Gantz, with a lackluster and inconsistent campaign, failed to draw more “soft-right” voters to the opposition bloc. Instead, the gain in September was reversed in Netanyahu’s favor.
The only gain for the opposition was the increased turnout among the Arab community, which, together with shifting voters from the Labor-Gesher-Meretz alliance, yielded one or two new seats for the predominantly Arab Joint List. If Netanyahu fails to win an all-out majority, the rest of the opposition should thank Arab Israelis for that and rethink their future strategies.
But if Netanyahu’s bloc is stuck on 60 seats, the long stalemate is not yet over. He undoubtedly won on Monday night, but unless the actual results give him another seat, he still hasn’t got a government and is back where he was after the April election.
It isn’t the same situation, though.

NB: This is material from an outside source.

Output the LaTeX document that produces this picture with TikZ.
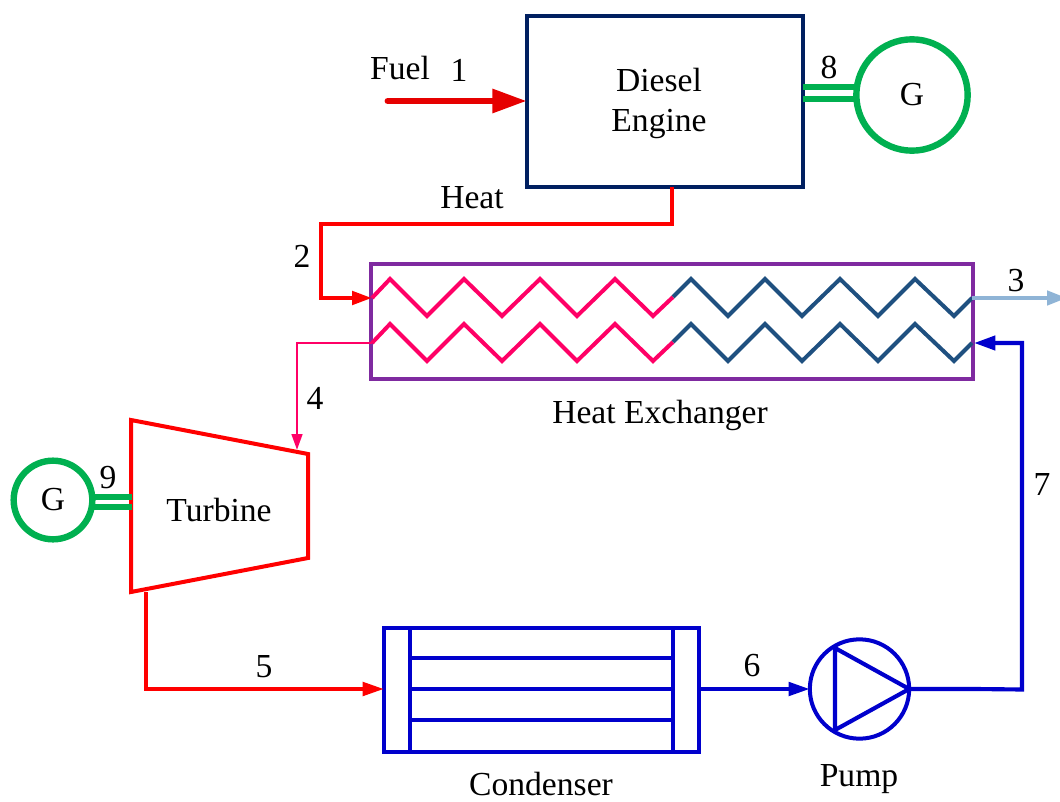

He is now bedecked as a winner and the chances are that can get that extra seat, or seats, from defectors from the opposition parties or Gantz, with at least part of Kahol Lavan willing to discard its veto of serving under an indicted prime minister and to join a Netanyahu-led national unity government.
But over the next 48 hours, as the votes are counted, there is a much more urgent question: If Netanyahu gains the 61st seat in the actual results, he will have effectively won a referendum on his legal predicament. A clear majority of Israelis will have voted for an indicted prime minister. In this case, Israel is headed for a constitutional crisis as Netanyahu is determined to evade justice, whether or not his trial begins on March 17. A few thousand votes could make the difference before a purge of Israel’s legal system and the end of prime ministerial accountability to the rule of law.